Thursday , April 18 2024
The wit and wisdom of Nora Ephron's world as a New York journalist remain fresh and funny.

Book Review: Crazy Salad and Scribble Scribble: Some Things About Women and Notes on Media by Nora Ephron

The essays in Crazy Salad and Scribble Scribble: Some Things About Women and Notes on Media, offer us two best-selling books that stand the test of time. For those who may be new to Nora Ephron’s writing, the wit and wisdom of her world as a New York journalist remains fresh and funny.

Ephron’s newer books, I Remember Nothing and I Feel Bad About My Neck also ring true for those of us who read her books since the 1970s, and now find that we’ve aged along with her, until her death earlier this year. Through the years, her work continues to combine self-deprecating humor with in-your-face facts about many of life’s annoyances.

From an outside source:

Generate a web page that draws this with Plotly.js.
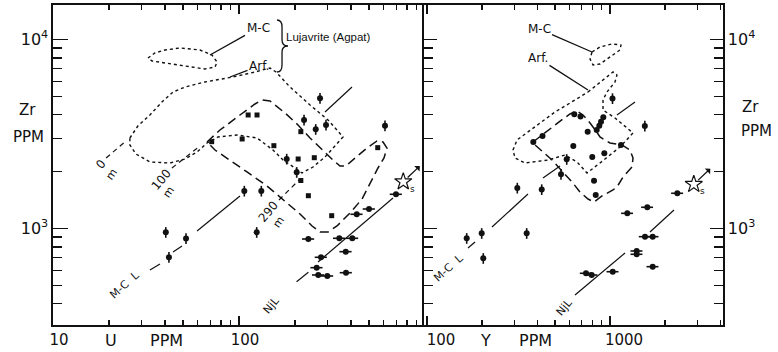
<!DOCTYPE html>
<html><head><meta charset="utf-8">
<script src="https://cdn.plot.ly/plotly-3.0.1.min.js"></script>
<style>html,body{margin:0;padding:0;background:#fff}</style>
</head><body>
<div id="chart" style="width:778px;height:352px"></div>
<script>
// ---------- LEFT PANEL: U (ppm) vs Zr (ppm) ----------
const leftSquareU  = [112, 125, 71.3, 104, 154, 215, 557, 208, 254, 215, 236, 315];
const leftSquareZr = [3986, 3986, 2880, 2976, 2743, 3253, 2677, 2332, 2369, 1795, 1491, 1169];
const leftVertU  = [272.6, 223.7, 293.6, 258.5, 609.4, 180.5, 204.3, 106.8, 131.8, 124.5, 40.4, 51.9, 42.0];
const leftVertZr = [4886, 3751, 3529, 3349, 3499, 2332, 1984, 1579, 1579, 954.8, 954.8, 885.1, 704.1];
const leftHorzU  = [429.4, 500.1, 698.5, 235.8, 346.1, 406.6, 374.8, 276, 261.6, 266.8, 298.4, 376.1];
const leftHorzZr = [1189, 1268, 1517, 879.7, 887.5, 887.5, 753.9, 704.1, 620.3, 567.5, 560.7, 583.6];
const leftStarU = [764];
const leftStarZr = [1769];

// trend lines (null = gap)
const leftMCL_U  = [33.2, 37.6, null, 44.2, 49.4, null, 59.5, 101.2, null, 290, 405];
const leftMCL_Zr = [603, 649, null, 751, 808, null, 970, 1486, null, 4134, 5606];
const leftNjL_U  = [204, 236, null, 266, 673];
const leftNjL_Zr = [523, 587, null, 665, 1450];
const depth0_U = [19.3, 24.7],  depth0_Zr = [2361, 2904];
const depth100_U = [43.6, 61.7], depth100_Zr = [2090, 2733];
const depth290_U = [164, 213],  depth290_Zr = [1415, 1828];

// Lujavrite fields (left)
const leftMC_U  = [32.4, 35.3, 40, 48.2, 61.7, 71.6, 76.2, 74.3, 65.6, 51.3, 40, 34.1, 32.4];
const leftMC_Zr = [7985, 8484, 8800, 9016, 8800, 8279, 7603, 7154, 6982, 7242, 7510, 7695, 7985];
const leftArf_U  = [25.9, 28.6, 33.2, 38.5, 44.2, 51.3, 65.6, 92.8, 121.9, 146.8, 158.1, 188, 240.9, 301, 362.4, 328.2, 290, 249.9, 218.1, 200, 172.4, 152.3, 125, 97.5, 77.1, 67.3, 59.5, 51.3, 42.6, 33.2, 27.9, 25.9, 25.9];
const leftArf_Zr = [3012, 3486, 3986, 4670, 5276, 5606, 5960, 6334, 6730, 7068, 6730, 5606, 4502, 3751, 3049, 2732, 2389, 2115, 1967, 2090, 2303, 2602, 3012, 3124, 3049, 2834, 2540, 2332, 2221, 2248, 2478, 2766, 3012];
// dashed sample field (left)
const leftField_U  = [67.3, 79.0, 101.2, 121.9, 133.0, 146.8, 176.8, 207.6, 240.9, 279.4, 320.2, 349.2, 376, 420.5, 487.6, 551.9, 594.7, 624.7, 602, 558.8, 518.8, 458.5, 395.3, 336.5, 301, 272.6, 247, 212.8, 181.2, 141.4, 110.4, 89.5, 74.3, 67.3];
const leftField_Zr = [2869, 3320, 3986, 4558, 4786, 4727, 4084, 3529, 3012, 2602, 2303, 2141, 2141, 2360, 2666, 2904, 2869, 2666, 2360, 2090, 1806, 1432, 1208, 1031, 958, 958, 1031, 1193, 1364, 1679, 1991, 2303, 2602, 2869];

// ---------- RIGHT PANEL: Y (ppm) vs Zr (ppm) ----------
const rightDotY  = [381, 427.8, 638.1, 690, 755.2, 845.9, 874, 893.1, 919.2, 630.2, 1148, 800.1, 930.9, 817.9, 835.5];
const rightDotZr = [2869, 3086, 4019, 3913, 3253, 3320, 3499, 3674, 3876, 2733, 2766, 2389, 2500, 1790, 1504];
const rightVertY  = [1032, 1550, 580, 539.8, 311.5, 423.6, 164.8, 199, 203, 350.5];
const rightVertZr = [4874, 3486, 2323, 1936, 1638, 1608, 887.5, 943, 695.5, 943];
const rightHorzY  = [1243, 1599, 2333, 739.4, 794.3, 1035, 1399, 1399, 1553, 1711, 1711];
const rightHorzZr = [1203, 1295, 1536, 579.4, 567.5, 590.7, 760.3, 730.4, 905, 905, 627.9];
const rightStarY = [2870];
const rightStarZr = [1714];

const rightMCL_Y  = [167.5, 183, null, 226.6, 356.3, null, 430.4, 533.1, null, 1092, 1370];
const rightMCL_Zr = [788.4, 848.4, null, 1018, 1522, null, 1850, 2141, null, 3986, 4670];
const rightNjL_Y  = [643.8, 1208, null, 1654, 2237];
const rightNjL_Zr = [444.7, 742, null, 958.3, 1253];

const rightMC_Y  = [797.5, 881.8, 1025.4, 1148, 1134, 1000, 881.8, 807.6, 777.8, 797.5];
const rightMC_Zr = [8590, 9127, 9467, 9352, 8800, 8080, 7420, 7330, 7884, 8590];
const rightArf_Y  = [758.1, 881.8, 975, 1038.5, 1092, 1065, 963, 915.9, 915.9, 1065, 1336, 1134, 881.8, 748.6, 660.2, 567.7, 458.3, 343.1, 302.7, 295.1, 310.4, 389.3, 500.6, 643.8, 758.1];
const rightArf_Zr = [5276, 5960, 6411, 6730, 6490, 5960, 5276, 4786, 4236, 3843, 3201, 2699, 2221, 1967, 2248, 2448, 2303, 2221, 2360, 2602, 2940, 3444, 4134, 4786, 5276];
const rightField_Y  = [379.6, 452.6, 553.6, 604.6, 660.2, 711.9, 777.8, 838.6, 881.8, 1000, 1163, 1286, 1336, 1319, 1178, 1092, 1038.5, 904.3, 817.9, 758.1, 685.6, 620, 553.6, 482, 430.4, 389.3, 379.6];
const rightField_Zr = [2869, 3280, 3797, 4035, 4185, 3986, 3616, 3280, 3049, 2834, 2766, 2602, 2360, 2115, 1873, 1658, 1599, 1486, 1381, 1432, 1560, 1762, 1991, 2303, 2540, 2766, 2869];

// tick labels
const zrTickVals = [1000, 10000];
const zrTickText = ['10<sup>3</sup>', '10<sup>4</sup>'];
const uTickVals = [10, 100];
const uTickText = ['10', '100'];
const yTickVals = [100, 1000];
const yTickText = ['100', '1000'];

// ---------- styling / helpers ----------
const FONT = 'DejaVu Sans, sans-serif';
const W = 778, H = 352;
const px = v => v / W, py = v => 1 - v / H;
const black = '#111';

function pts(x, y, xa, ya, symbol, size, extra) {
  return Object.assign({type:'scatter', mode:'markers', x, y, xaxis:xa, yaxis:ya,
    marker:{symbol, size, color:black, line:{width:0}}, hoverinfo:'skip'}, extra || {});
}
function line(x, y, xa, ya, dash, width) {
  return {type:'scatter', mode:'lines', x, y, xaxis:xa, yaxis:ya,
    line:{color:black, width:width||1.2, dash:dash||'solid'}, connectgaps:false, hoverinfo:'skip'};
}
const vErr = {error_y:{type:'percent', value:6.5, width:0, thickness:1.6, color:black}};
const hErr = {error_x:{type:'percent', value:7.5, width:0, thickness:1.6, color:black}};
const FIELD_DASH = '9px,5px';
const DEPTH_DASH = '5px,4px';

const traces = [
  // left panel
  line(leftMC_U, leftMC_Zr, 'x', 'y', 'dot', 1.4),
  line(leftArf_U, leftArf_Zr, 'x', 'y', 'dot', 1.4),
  line(leftField_U, leftField_Zr, 'x', 'y', FIELD_DASH, 1.5),
  line(leftMCL_U, leftMCL_Zr, 'x', 'y', 'solid', 1.2),
  line(leftNjL_U, leftNjL_Zr, 'x', 'y', 'solid', 1.2),
  line(depth0_U, depth0_Zr, 'x', 'y', DEPTH_DASH, 1.2),
  line(depth100_U, depth100_Zr, 'x', 'y', DEPTH_DASH, 1.2),
  line(depth290_U, depth290_Zr, 'x', 'y', DEPTH_DASH, 1.2),
  pts(leftSquareU, leftSquareZr, 'x', 'y', 'square', 5),
  pts(leftVertU, leftVertZr, 'x', 'y', 'circle', 6, vErr),
  pts(leftHorzU, leftHorzZr, 'x', 'y', 'circle', 6, hErr),
  {type:'scatter', mode:'markers', x:leftStarU, y:leftStarZr, xaxis:'x', yaxis:'y',
   marker:{symbol:'star-open', size:13, color:black, line:{width:1.2, color:black}}, hoverinfo:'skip'},
  // right panel
  line(rightMC_Y, rightMC_Zr, 'x2', 'y2', 'dot', 1.4),
  line(rightArf_Y, rightArf_Zr, 'x2', 'y2', 'dot', 1.4),
  line(rightField_Y, rightField_Zr, 'x2', 'y2', FIELD_DASH, 1.5),
  line(rightMCL_Y, rightMCL_Zr, 'x2', 'y2', 'solid', 1.2),
  line(rightNjL_Y, rightNjL_Zr, 'x2', 'y2', 'solid', 1.2),
  pts(rightDotY, rightDotZr, 'x2', 'y2', 'circle', 6),
  pts(rightVertY, rightVertZr, 'x2', 'y2', 'circle', 6, vErr),
  pts(rightHorzY, rightHorzZr, 'x2', 'y2', 'circle', 6, hErr),
  {type:'scatter', mode:'markers', x:rightStarY, y:rightStarZr, xaxis:'x2', yaxis:'y2',
   marker:{symbol:'star-open', size:13, color:black, line:{width:1.2, color:black}}, hoverinfo:'skip'}
];

const zrMinor = [400,500,600,700,800,900,2000,3000,4000,5000,6000,7000,8000,9000];
const axBase = {type:'log', showgrid:false, zeroline:false, showline:true, linecolor:black, linewidth:1.6,
  ticks:'inside', tickcolor:black, tickwidth:1.4, tickfont:{family:FONT, size:16, color:black}};

const layout = {
  width:W, height:H, margin:{l:0, r:0, t:0, b:0},
  paper_bgcolor:'#fff', plot_bgcolor:'#fff', showlegend:false,
  xaxis: Object.assign({}, axBase, {domain:[53/W, 424/W], range:[1, 2.9946], anchor:'y', mirror:'ticks',
    tickmode:'array', tickvals:uTickVals, ticktext:uTickText, ticklen:9, ticklabelshift:6, ticklabelstandoff:0,
    tickfont:{family:FONT, size:15, color:black},
    minor:{tickmode:'array', tickvals:[20,30,40,50,60,70,80,90,200,300,400,500,600,700,800,900], ticklen:5, ticks:'inside', tickcolor:black, tickwidth:1.2}}),
  xaxis2: Object.assign({}, axBase, {domain:[424/W, 723/W], range:[1.9836, 3.6175], anchor:'y2', mirror:'ticks',
    tickmode:'array', tickvals:yTickVals, ticktext:yTickText, ticklen:9, ticklabelshift:14, ticklabelstandoff:0,
    tickfont:{family:FONT, size:15, color:black},
    minor:{tickmode:'array', tickvals:[200,300,400,500,600,700,800,900,2000,3000,4000], ticklen:5, ticks:'inside', tickcolor:black, tickwidth:1.2}}),
  yaxis: Object.assign({}, axBase, {domain:[27/H, 347/H], range:[2.4894, 4.1825], anchor:'x',
    tickmode:'array', tickvals:zrTickVals, ticktext:zrTickText, ticklen:15,
    minor:{tickmode:'array', tickvals:zrMinor, ticklen:9, ticks:'inside', tickcolor:black, tickwidth:1.4}}),
  yaxis2: Object.assign({}, axBase, {domain:[27/H, 347/H], range:[2.4894, 4.1825], anchor:'x2', side:'right', mirror:'ticks',
    tickmode:'array', tickvals:zrTickVals, ticktext:zrTickText, ticklen:13,
    minor:{tickmode:'array', tickvals:zrMinor, ticklen:9, ticks:'inside', tickcolor:black, tickwidth:1.4}}),
  annotations: [],
  shapes: []
};

function txt(text, x, y, size, opts) {
  layout.annotations.push(Object.assign({text, x:px(x), y:py(y), xref:'paper', yref:'paper', showarrow:false,
    font:{family:FONT, size:size, color:black}, xanchor:'center', yanchor:'middle'}, opts || {}));
}
function leader(text, tx, ty, hx, hy, size) {
  layout.annotations.push({text, x:px(hx), y:py(hy), xref:'paper', yref:'paper', showarrow:true,
    arrowhead:0, arrowwidth:1.3, arrowcolor:black, ax:tx-hx, ay:ty-hy, axref:'pixel', ayref:'pixel',
    font:{family:FONT, size:size, color:black}});
}
// axis titles
txt('Zr', 27, 110, 15); txt('PPM', 28, 137, 15);
txt('Zr', 750, 107, 15); txt('PPM', 756, 131, 15);
txt('U', 111, 340, 16); txt('PPM', 166, 340, 16);
txt('Y', 486, 340, 16); txt('PPM', 535, 340, 16);
// field labels
leader('M-C', 258, 28, 210, 55, 12);
leader('Arf.', 259, 66, 230, 77, 12);
txt('Lujavrite (Agpat)', 328, 37, 11, {font:{family:'Liberation Sans, sans-serif', size:11.5, color:black}});
leader('M-C', 539, 29, 592, 52, 12);
leader('Arf.', 538, 58, 588, 90, 12);
// line labels
txt('M-C  L', 124, 285, 11, {textangle:-42});
txt('NjL', 271, 305, 11, {textangle:-50});
txt('M-C  L', 448, 268, 11, {textangle:-42});
txt('NjL', 564, 307, 11, {textangle:-50});
txt('0', 101, 164, 12, {textangle:-50});
txt('m', 112, 175, 11, {textangle:-55});
txt('100', 161, 180, 12, {textangle:-50});
txt('m', 168, 192, 11, {textangle:-55});
txt('290', 268, 212, 12, {textangle:-50});
txt('m', 278, 222, 11, {textangle:-55});
// stars: arrows and subscript
[['x','y',leftStarU[0],leftStarZr[0]],['x2','y2',rightStarY[0],rightStarZr[0]]].forEach(([xa,ya,xv,yv]) => {
  layout.annotations.push({text:'', x:Math.log10(xv), y:Math.log10(yv), xref:xa, yref:ya, showarrow:true,
    arrowside:'start', arrowhead:2, arrowsize:1, arrowwidth:1.3, arrowcolor:black, ax:18, ay:-17, standoff:6});
  layout.annotations.push({text:'s', x:Math.log10(xv), y:Math.log10(yv), xref:xa, yref:ya, showarrow:false,
    xshift:9, yshift:-7, font:{family:FONT, size:9, color:black}});
});
// brace
const bx = v => px(v).toFixed(4), by = v => py(v).toFixed(4);
layout.shapes.push({type:'path', xref:'paper', yref:'paper', line:{color:black, width:1.3},
  path:`M${bx(277)},${by(20)} Q${bx(282)},${by(20)} ${bx(282)},${by(27)} L${bx(282)},${by(40)} Q${bx(282)},${by(46)} ${bx(288)},${by(46)} Q${bx(282)},${by(46)} ${bx(282)},${by(52)} L${bx(282)},${by(65)} Q${bx(282)},${by(72)} ${bx(277)},${by(72)}`});

Plotly.newPlot('chart', traces, layout, {staticPlot:true, displayModeBar:false});
</script>
</body></html>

In this re-issue, you’ll enjoy her opinions on everything of interest to women. She tackles feminism, fantasies, politics and society. Only a few pieces seem dated, such as “The Girls in the Office” where women were sometimes objectified or victimized by men in the corporate world of the seventies.

During the era of consciousness raising, in 1973, Ephron was part of an ongoing group formed to help women recognize oppression in their lives. Her humor especially shines when covering an event as a journalist, while candidly offering her own point of view, such as the piece on the hilarious reality of covering the Pillsbury Bake-Off.

The essays in Scribble, Scribble, leave us missing Ephron’s point-blank honesty, attacking and poking fun at everyone and everything that caught her attention. She always pulled it off with a humor that never dies. Her take on the media, pre-social media, is equally relevant today, when celebrity news, political gaffes, and tasteless jokes circulate faster than truth.

Since both Crazy Salad and Scribble Scribble were long out of print, with this re-issue, Nora Ephron leaves us with a nice cultural history of the second half of the 20th century. Even after her death, her essays remind us to laugh at ourselves and to speak out.